Why sometimes it might be better to skip A/A tests

We can conclude that a failed A/A test is not a problem and that a successful one is not  proof of sanity. 

In order to gain valuable insights from A/A tests, you would need to perform hundreds of them with an infinite number of visitors. Moreover, an efficient platform like AB Tasty does the corresponding checks for you.

That’s why, unless you are developing your own A/B testing platform, running an A/A test may not give you the insights you’re looking for. A/A tests require a considerable amount of time and traffic that could otherwise be used to conduct A/B tests that could give you valuable insights on how to optimize your user experience and increase conversions. 

When it makes sense to run an A/A test

It may seem that running A/A tests may not be the right call after all. However, there may be a couple of reasons why it might still be useful to perform A/A tests. 

First is when you want to check the data you are collecting and compare it to data already collected with other analytics tools but keep in mind that you will never get the exact same results.
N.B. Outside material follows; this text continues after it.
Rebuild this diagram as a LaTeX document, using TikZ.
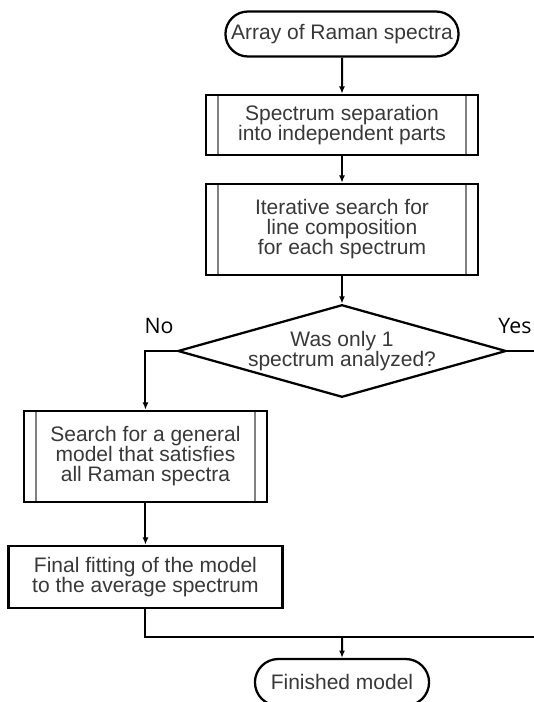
\documentclass[tikz,border=0pt]{standalone}
\usepackage{fontspec}
\setmainfont{Liberation Sans}
\newfontfamily\ynfont{Open Sans}
\usetikzlibrary{arrows.meta,shapes.geometric,shapes.misc}

\begin{document}
\begin{tikzpicture}[->,
            >={Latex[length=5.5pt,width=4.5pt]},
            x=0.75pt,
            y=-0.75pt,
            line width=1.5pt,
            every node/.style={font=\fontsize{15.75}{15}\selectfont, text=black!78, align=center},
            term/.style={draw, rounded rectangle, line width=1.7pt, minimum height=33.75pt},
            box/.style={draw, rectangle, line width=1.9pt, inner sep=0pt},
            sub/.style={box, path picture={
                \draw[-, black!50, line width=1.6pt]
                    ([xshift=9pt]path picture bounding box.north west) -- ([xshift=9pt]path picture bounding box.south west)
                    ([xshift=-9pt]path picture bounding box.north east) -- ([xshift=-9pt]path picture bounding box.south east);}},
            decision/.style={draw, diamond, aspect=3.55, inner sep=0pt, line width=1.7pt,
                             minimum width=245.25pt, minimum height=69pt},
            yn/.style={font=\ynfont\fontsize{16}{18}\selectfont, text=black, inner sep=0pt}]

        \useasboundingbox (0,0) rectangle (534,702);

        \node[term, minimum width=181.5pt]                       (1) at (342,34)                         {Array of Raman spectra};
        \node[sub, minimum width=204pt, minimum height=45pt]     (2) [below of=1, node distance=68.25pt] {Spectrum separation\\into independent parts};
        \node[sub, minimum width=204pt, minimum height=68.25pt]  (3) [below of=2, node distance=78.4pt]  {Iterative search for\\line composition\\for each spectrum};
        \node[decision]                                          (4) [below of=3, node distance=91.1pt]  {Was only 1\\spectrum analyzed?};
        \node[sub, minimum width=182.25pt, minimum height=68.25pt] (5) [below of=4, node distance=79.1pt, xshift=-147.4pt] {Search for a general\\model that satisfies\\all Raman spectra};
        \node[box, minimum width=205.5pt, minimum height=46.5pt] (6) [below of=5, node distance=90.4pt]  {Final fitting of the model\\to the average spectrum};
        \node[term, minimum width=137.25pt, minimum height=35pt] (7) [below of=4, node distance=248.5pt] {Finished model};

        \node[yn] (no)  at (159,326) {No};
        \node[yn] (yes) at (515,326) {Yes};

        \coordinate (r1) at (534,351);
        \coordinate (r2) at (534,637);
        \coordinate (j)  at (7.north |- r2);

        \path (1) edge (2)
              (2) edge (3)
              (3) edge (4)
              (5) edge (6)
              (j) edge (7);

        \draw (4.west) -| (5.north);
        \draw[-] (4.east) -- (r1);
        \draw[-] (6.south) |- (r2);

    \end{tikzpicture}
\end{document}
The reason is that most of the metric definitions vary on different tools. Nonetheless this comparison is an important onboarding step to ensure that the data is properly collected.

The other reason to perform an A/A test is to know the reference value for your main metrics so you can establish a baseline to analyze your future campaigns more accurately. For example, what is your base conversion rate and/or bounce rate? Which of these metrics need to be improved and are, therefore, a good candidate for your first real A/B test?

This is why AB Tasty has a feature that helps users build A/A tests dedicated to reach these goals and avoids the pitfalls of “old school”  methods that are not useful anymore. With our new A/A test feature, A/A test data is collected in one variant (not two); let’s call this an “A test”. 

This allows you to have a more accurate estimation of these important metrics as the more data you have, the more accurate the measurements are. Meanwhile, in a classic A/A test, data is collected in two different variants which provides less accurate estimates since you have less data for each variant.

With this approach, AB Tasty enables users to automatically set up A/A tests, which gives better insights than classic “handmade” A/A tests.